Exercise instructions >>
Copy the data exactly as it appears, and do not include any pictures.

------------------------------

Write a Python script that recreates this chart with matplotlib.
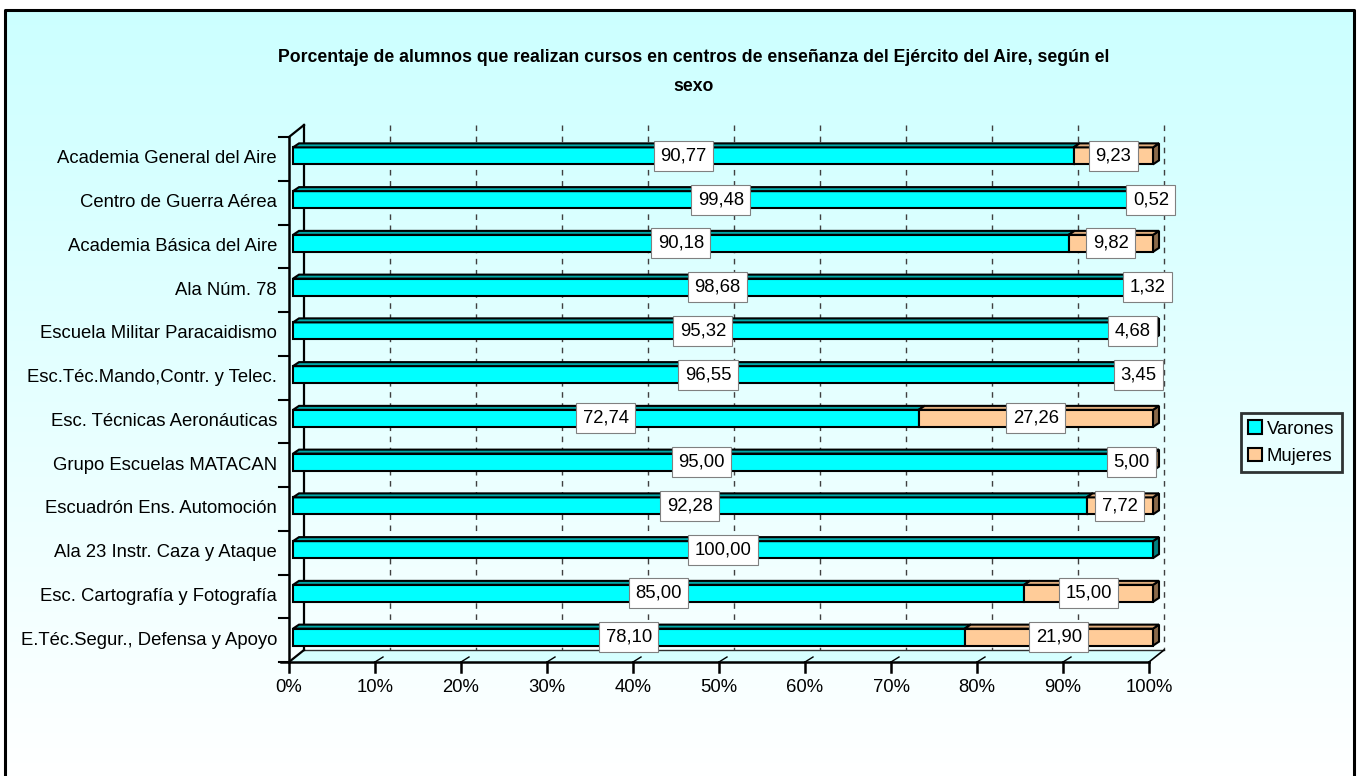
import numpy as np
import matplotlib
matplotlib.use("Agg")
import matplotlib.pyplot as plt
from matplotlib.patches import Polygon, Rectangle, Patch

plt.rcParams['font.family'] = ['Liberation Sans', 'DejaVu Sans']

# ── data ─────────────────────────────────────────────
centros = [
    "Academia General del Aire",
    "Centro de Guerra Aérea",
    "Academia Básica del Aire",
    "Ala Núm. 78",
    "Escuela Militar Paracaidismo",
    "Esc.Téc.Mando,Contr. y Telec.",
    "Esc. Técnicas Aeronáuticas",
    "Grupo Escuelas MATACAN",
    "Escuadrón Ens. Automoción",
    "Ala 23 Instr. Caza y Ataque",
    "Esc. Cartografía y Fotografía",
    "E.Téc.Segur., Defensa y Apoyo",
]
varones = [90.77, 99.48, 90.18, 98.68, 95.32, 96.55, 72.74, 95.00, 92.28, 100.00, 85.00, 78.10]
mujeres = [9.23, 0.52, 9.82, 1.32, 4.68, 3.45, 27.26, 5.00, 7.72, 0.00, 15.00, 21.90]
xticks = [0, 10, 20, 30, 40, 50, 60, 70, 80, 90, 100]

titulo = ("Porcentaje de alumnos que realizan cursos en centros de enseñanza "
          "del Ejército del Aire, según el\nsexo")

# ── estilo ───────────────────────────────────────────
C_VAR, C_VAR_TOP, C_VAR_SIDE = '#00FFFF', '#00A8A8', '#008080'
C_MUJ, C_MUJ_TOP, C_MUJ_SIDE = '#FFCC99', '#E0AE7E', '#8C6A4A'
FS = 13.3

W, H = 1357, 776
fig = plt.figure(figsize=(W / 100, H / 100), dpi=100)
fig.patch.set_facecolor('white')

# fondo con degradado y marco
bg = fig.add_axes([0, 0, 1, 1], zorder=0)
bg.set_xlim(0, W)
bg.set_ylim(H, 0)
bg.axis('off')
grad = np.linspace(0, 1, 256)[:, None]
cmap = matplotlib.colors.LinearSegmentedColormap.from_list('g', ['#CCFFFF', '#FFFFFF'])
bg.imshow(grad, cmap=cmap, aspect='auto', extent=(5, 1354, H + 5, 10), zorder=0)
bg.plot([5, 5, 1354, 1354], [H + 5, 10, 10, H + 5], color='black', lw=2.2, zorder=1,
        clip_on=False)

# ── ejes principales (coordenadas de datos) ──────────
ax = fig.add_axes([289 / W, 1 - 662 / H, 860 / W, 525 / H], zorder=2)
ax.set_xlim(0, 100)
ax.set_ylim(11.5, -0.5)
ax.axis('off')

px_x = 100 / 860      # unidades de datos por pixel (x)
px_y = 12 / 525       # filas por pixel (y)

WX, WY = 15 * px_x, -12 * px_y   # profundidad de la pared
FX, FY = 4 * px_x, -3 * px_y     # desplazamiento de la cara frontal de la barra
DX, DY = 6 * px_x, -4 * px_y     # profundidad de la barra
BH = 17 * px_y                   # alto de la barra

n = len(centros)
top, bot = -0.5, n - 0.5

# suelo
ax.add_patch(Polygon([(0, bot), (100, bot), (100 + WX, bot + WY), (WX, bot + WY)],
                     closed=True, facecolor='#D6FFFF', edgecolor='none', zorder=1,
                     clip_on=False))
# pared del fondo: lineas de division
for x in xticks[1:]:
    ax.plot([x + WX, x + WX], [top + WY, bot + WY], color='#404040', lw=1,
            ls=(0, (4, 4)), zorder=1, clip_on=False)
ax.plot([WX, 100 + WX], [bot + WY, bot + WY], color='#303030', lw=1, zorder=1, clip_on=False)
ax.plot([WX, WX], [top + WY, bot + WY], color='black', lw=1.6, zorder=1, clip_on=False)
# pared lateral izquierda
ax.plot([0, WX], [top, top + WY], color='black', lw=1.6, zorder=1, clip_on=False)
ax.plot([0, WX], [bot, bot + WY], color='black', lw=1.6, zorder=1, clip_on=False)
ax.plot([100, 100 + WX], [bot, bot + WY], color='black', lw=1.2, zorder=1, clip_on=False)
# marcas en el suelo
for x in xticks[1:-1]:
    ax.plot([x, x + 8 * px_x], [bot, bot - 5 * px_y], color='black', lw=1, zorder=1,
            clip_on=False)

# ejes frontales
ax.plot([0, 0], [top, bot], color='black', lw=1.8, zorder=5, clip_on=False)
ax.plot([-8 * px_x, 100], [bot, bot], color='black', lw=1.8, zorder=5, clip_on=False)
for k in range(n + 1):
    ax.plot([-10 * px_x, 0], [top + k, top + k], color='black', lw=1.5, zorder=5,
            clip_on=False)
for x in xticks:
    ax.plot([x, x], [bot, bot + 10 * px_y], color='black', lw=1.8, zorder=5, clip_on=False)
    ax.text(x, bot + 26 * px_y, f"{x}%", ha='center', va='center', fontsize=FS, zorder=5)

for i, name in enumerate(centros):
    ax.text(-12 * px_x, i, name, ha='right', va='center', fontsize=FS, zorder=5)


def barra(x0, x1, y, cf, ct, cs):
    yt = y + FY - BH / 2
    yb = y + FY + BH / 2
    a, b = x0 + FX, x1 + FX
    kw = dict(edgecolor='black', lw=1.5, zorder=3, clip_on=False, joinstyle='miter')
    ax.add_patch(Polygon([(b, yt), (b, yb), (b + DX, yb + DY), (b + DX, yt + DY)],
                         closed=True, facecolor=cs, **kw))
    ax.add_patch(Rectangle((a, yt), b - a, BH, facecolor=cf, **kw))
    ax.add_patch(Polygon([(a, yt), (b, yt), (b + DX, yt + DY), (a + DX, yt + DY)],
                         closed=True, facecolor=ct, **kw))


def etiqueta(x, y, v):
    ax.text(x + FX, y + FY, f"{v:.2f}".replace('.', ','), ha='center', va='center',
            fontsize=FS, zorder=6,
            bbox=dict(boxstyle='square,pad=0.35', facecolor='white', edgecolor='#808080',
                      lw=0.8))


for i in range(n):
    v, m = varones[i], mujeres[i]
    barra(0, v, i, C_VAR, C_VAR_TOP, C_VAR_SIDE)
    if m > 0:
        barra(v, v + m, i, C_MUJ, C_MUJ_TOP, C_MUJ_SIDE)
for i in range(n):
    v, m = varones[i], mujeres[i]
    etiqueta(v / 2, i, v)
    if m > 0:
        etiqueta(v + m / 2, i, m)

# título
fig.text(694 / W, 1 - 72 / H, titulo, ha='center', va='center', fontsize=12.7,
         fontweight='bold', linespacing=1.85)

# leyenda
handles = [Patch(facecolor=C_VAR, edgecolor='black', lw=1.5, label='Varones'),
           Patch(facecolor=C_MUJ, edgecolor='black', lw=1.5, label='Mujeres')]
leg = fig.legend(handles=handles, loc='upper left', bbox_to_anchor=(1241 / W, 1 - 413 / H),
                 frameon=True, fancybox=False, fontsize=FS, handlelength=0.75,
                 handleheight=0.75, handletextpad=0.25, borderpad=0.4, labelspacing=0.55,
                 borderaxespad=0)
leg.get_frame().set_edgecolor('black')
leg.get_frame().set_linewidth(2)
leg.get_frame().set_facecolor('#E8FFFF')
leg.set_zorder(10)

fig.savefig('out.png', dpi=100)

------------------------------

The completed task >>
Write a Python script that recreates this chart with matplotlib.
import numpy as np
import matplotlib
matplotlib.use("Agg")
import matplotlib.pyplot as plt
from matplotlib.patches import Polygon, Rectangle, Patch

plt.rcParams['font.family'] = ['Liberation Sans', 'DejaVu Sans']

# ── data ─────────────────────────────────────────────
centros = [
    "Academia General del Aire",
    "Centro de Guerra Aérea",
    "Academia Básica del Aire",
    "Ala Núm. 78",
    "Escuela Militar Paracaidismo",
    "Esc.Téc.Mando,Contr. y Telec.",
    "Esc. Técnicas Aeronáuticas",
    "Grupo Escuelas MATACAN",
    "Escuadrón Ens. Automoción",
    "Ala 23 Instr. Caza y Ataque",
    "Esc. Cartografía y Fotografía",
    "E.Téc.Segur., Defensa y Apoyo",
]
varones = [90.77, 99.48, 90.18, 98.68, 95.32, 96.55, 72.74, 95.00, 92.28, 100.00, 85.00, 78.10]
mujeres = [9.23, 0.52, 9.82, 1.32, 4.68, 3.45, 27.26, 5.00, 7.72, 0.00, 15.00, 21.90]
xticks = [0, 10, 20, 30, 40, 50, 60, 70, 80, 90, 100]

titulo = ("Porcentaje de alumnos que realizan cursos en centros de enseñanza "
          "del Ejército del Aire, según el\nsexo")

# ── estilo ───────────────────────────────────────────
C_VAR, C_VAR_TOP, C_VAR_SIDE = '#00FFFF', '#00A8A8', '#008080'
C_MUJ, C_MUJ_TOP, C_MUJ_SIDE = '#FFCC99', '#E0AE7E', '#8C6A4A'
FS = 13.3

W, H = 1357, 776
fig = plt.figure(figsize=(W / 100, H / 100), dpi=100)
fig.patch.set_facecolor('white')

# fondo con degradado y marco
bg = fig.add_axes([0, 0, 1, 1], zorder=0)
bg.set_xlim(0, W)
bg.set_ylim(H, 0)
bg.axis('off')
grad = np.linspace(0, 1, 256)[:, None]
cmap = matplotlib.colors.LinearSegmentedColormap.from_list('g', ['#CCFFFF', '#FFFFFF'])
bg.imshow(grad, cmap=cmap, aspect='auto', extent=(5, 1354, H + 5, 10), zorder=0)
bg.plot([5, 5, 1354, 1354], [H + 5, 10, 10, H + 5], color='black', lw=2.2, zorder=1,
        clip_on=False)

# ── ejes principales (coordenadas de datos) ──────────
ax = fig.add_axes([289 / W, 1 - 662 / H, 860 / W, 525 / H], zorder=2)
ax.set_xlim(0, 100)
ax.set_ylim(11.5, -0.5)
ax.axis('off')

px_x = 100 / 860      # unidades de datos por pixel (x)
px_y = 12 / 525       # filas por pixel (y)

WX, WY = 15 * px_x, -12 * px_y   # profundidad de la pared
FX, FY = 4 * px_x, -3 * px_y     # desplazamiento de la cara frontal de la barra
DX, DY = 6 * px_x, -4 * px_y     # profundidad de la barra
BH = 17 * px_y                   # alto de la barra

n = len(centros)
top, bot = -0.5, n - 0.5

# suelo
ax.add_patch(Polygon([(0, bot), (100, bot), (100 + WX, bot + WY), (WX, bot + WY)],
                     closed=True, facecolor='#D6FFFF', edgecolor='none', zorder=1,
                     clip_on=False))
# pared del fondo: lineas de division
for x in xticks[1:]:
    ax.plot([x + WX, x + WX], [top + WY, bot + WY], color='#404040', lw=1,
            ls=(0, (4, 4)), zorder=1, clip_on=False)
ax.plot([WX, 100 + WX], [bot + WY, bot + WY], color='#303030', lw=1, zorder=1, clip_on=False)
ax.plot([WX, WX], [top + WY, bot + WY], color='black', lw=1.6, zorder=1, clip_on=False)
# pared lateral izquierda
ax.plot([0, WX], [top, top + WY], color='black', lw=1.6, zorder=1, clip_on=False)
ax.plot([0, WX], [bot, bot + WY], color='black', lw=1.6, zorder=1, clip_on=False)
ax.plot([100, 100 + WX], [bot, bot + WY], color='black', lw=1.2, zorder=1, clip_on=False)
# marcas en el suelo
for x in xticks[1:-1]:
    ax.plot([x, x + 8 * px_x], [bot, bot - 5 * px_y], color='black', lw=1, zorder=1,
            clip_on=False)

# ejes frontales
ax.plot([0, 0], [top, bot], color='black', lw=1.8, zorder=5, clip_on=False)
ax.plot([-8 * px_x, 100], [bot, bot], color='black', lw=1.8, zorder=5, clip_on=False)
for k in range(n + 1):
    ax.plot([-10 * px_x, 0], [top + k, top + k], color='black', lw=1.5, zorder=5,
            clip_on=False)
for x in xticks:
    ax.plot([x, x], [bot, bot + 10 * px_y], color='black', lw=1.8, zorder=5, clip_on=False)
    ax.text(x, bot + 26 * px_y, f"{x}%", ha='center', va='center', fontsize=FS, zorder=5)

for i, name in enumerate(centros):
    ax.text(-12 * px_x, i, name, ha='right', va='center', fontsize=FS, zorder=5)


def barra(x0, x1, y, cf, ct, cs):
    yt = y + FY - BH / 2
    yb = y + FY + BH / 2
    a, b = x0 + FX, x1 + FX
    kw = dict(edgecolor='black', lw=1.5, zorder=3, clip_on=False, joinstyle='miter')
    ax.add_patch(Polygon([(b, yt), (b, yb), (b + DX, yb + DY), (b + DX, yt + DY)],
                         closed=True, facecolor=cs, **kw))
    ax.add_patch(Rectangle((a, yt), b - a, BH, facecolor=cf, **kw))
    ax.add_patch(Polygon([(a, yt), (b, yt), (b + DX, yt + DY), (a + DX, yt + DY)],
                         closed=True, facecolor=ct, **kw))


def etiqueta(x, y, v):
    ax.text(x + FX, y + FY, f"{v:.2f}".replace('.', ','), ha='center', va='center',
            fontsize=FS, zorder=6,
            bbox=dict(boxstyle='square,pad=0.35', facecolor='white', edgecolor='#808080',
                      lw=0.8))


for i in range(n):
    v, m = varones[i], mujeres[i]
    barra(0, v, i, C_VAR, C_VAR_TOP, C_VAR_SIDE)
    if m > 0:
        barra(v, v + m, i, C_MUJ, C_MUJ_TOP, C_MUJ_SIDE)
for i in range(n):
    v, m = varones[i], mujeres[i]
    etiqueta(v / 2, i, v)
    if m > 0:
        etiqueta(v + m / 2, i, m)

# título
fig.text(694 / W, 1 - 72 / H, titulo, ha='center', va='center', fontsize=12.7,
         fontweight='bold', linespacing=1.85)

# leyenda
handles = [Patch(facecolor=C_VAR, edgecolor='black', lw=1.5, label='Varones'),
           Patch(facecolor=C_MUJ, edgecolor='black', lw=1.5, label='Mujeres')]
leg = fig.legend(handles=handles, loc='upper left', bbox_to_anchor=(1241 / W, 1 - 413 / H),
                 frameon=True, fancybox=False, fontsize=FS, handlelength=0.75,
                 handleheight=0.75, handletextpad=0.25, borderpad=0.4, labelspacing=0.55,
                 borderaxespad=0)
leg.get_frame().set_edgecolor('black')
leg.get_frame().set_linewidth(2)
leg.get_frame().set_facecolor('#E8FFFF')
leg.set_zorder(10)

fig.savefig('out.png', dpi=100)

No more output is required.